GIS can also be used to make measurements and carry out calculations which would otherwise be very difficult. For example, a GIS can be used to work out how much of your study area consists of a specific habitat type, or how much of it is over 1,000m high, or has a gradient greater than 5º, and so on. Similarly, a GIS can be used to calculate the size of the home range of an individual or the total area occupied by a specific species or how long your survey tracks are, or how much survey effort was put into different parts of your study area.
In addition, you can calculate new variables within a GIS. For example, you can use a GIS to calculate slope and aspect of the local topography from elevation or altitude information. Similarly, in the marine environment you can estimate where fronts are by analysing how similar the water temperatures are at one location to those that surround it.
GIS can also be used to link data together in the way that is needed for statistical analysis. For example, many statistical packages require all your data to be in a single table, with one line per sample and then information about that sample and the location where it came from in different columns or fields. A GIS provides you with a way to easily create such tables and populate it with information, such as the altitude at each location, the gradient of slope and the direction it faces, from other data sets. This makes preparing your data for statistical analysis much simpler.
Finally, while GIS is mostly used for displaying and/or analysing data, a GIS can provide important information when deciding where and how to collect your data in the first place. Given that collecting biological data is often complex and expensive, it is usually important to get your data collection right the first time. A bit of planning can go a long way to ensuring that your research is successful.
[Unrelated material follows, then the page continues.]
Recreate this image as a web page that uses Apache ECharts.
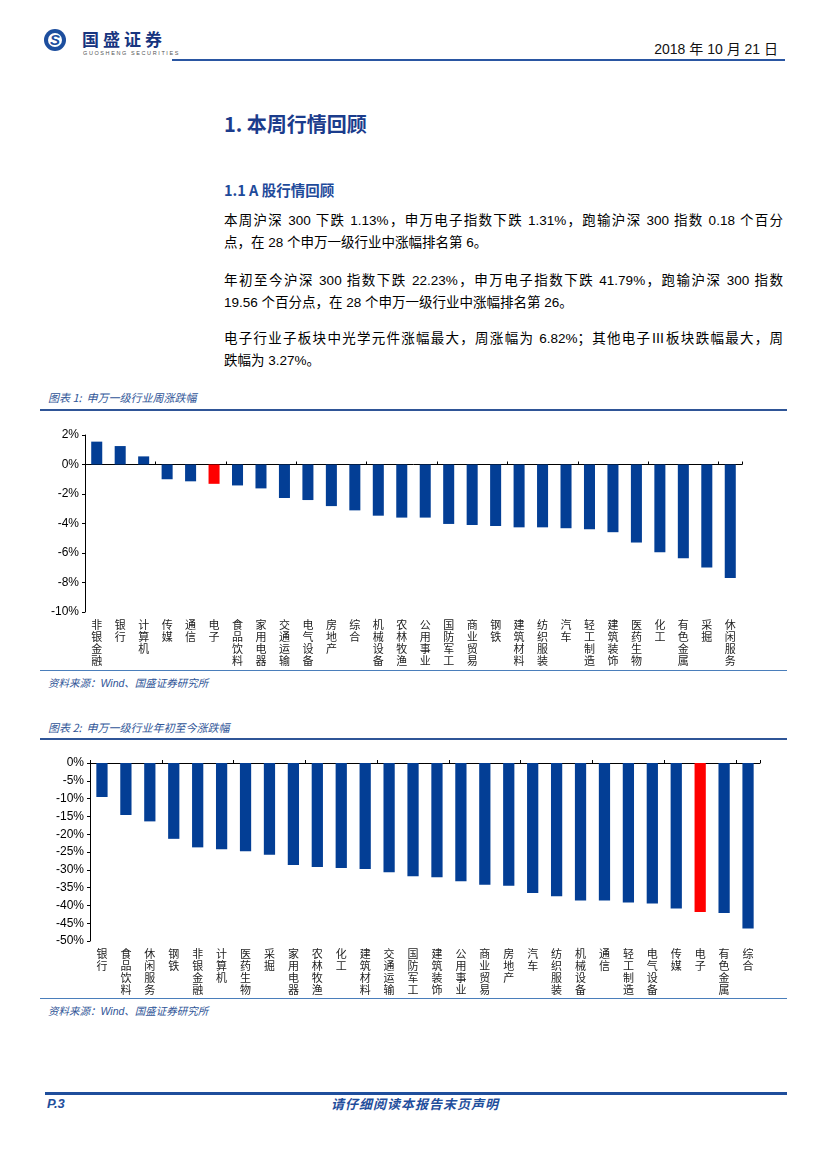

There is nothing worse than spending all your time and money collecting lots of data only to find out when you come to analyse it that you are missing a vital bit of information or coverage. For example, you may find that you have not sampled the right range of altitudes, or that you have not sampled a specific part of your study area properly, or that you missed out a location which has a specific combination of different variables (click here for a case study on using GIS to investigate survey coverage), or that your sampling locations were too close together or too far apart. While creating a GIS at the planning stage will not banish such possibilities completely, if done correctly, it will help you reduce, to a minimum, the risk of these issues cropping up at a later date.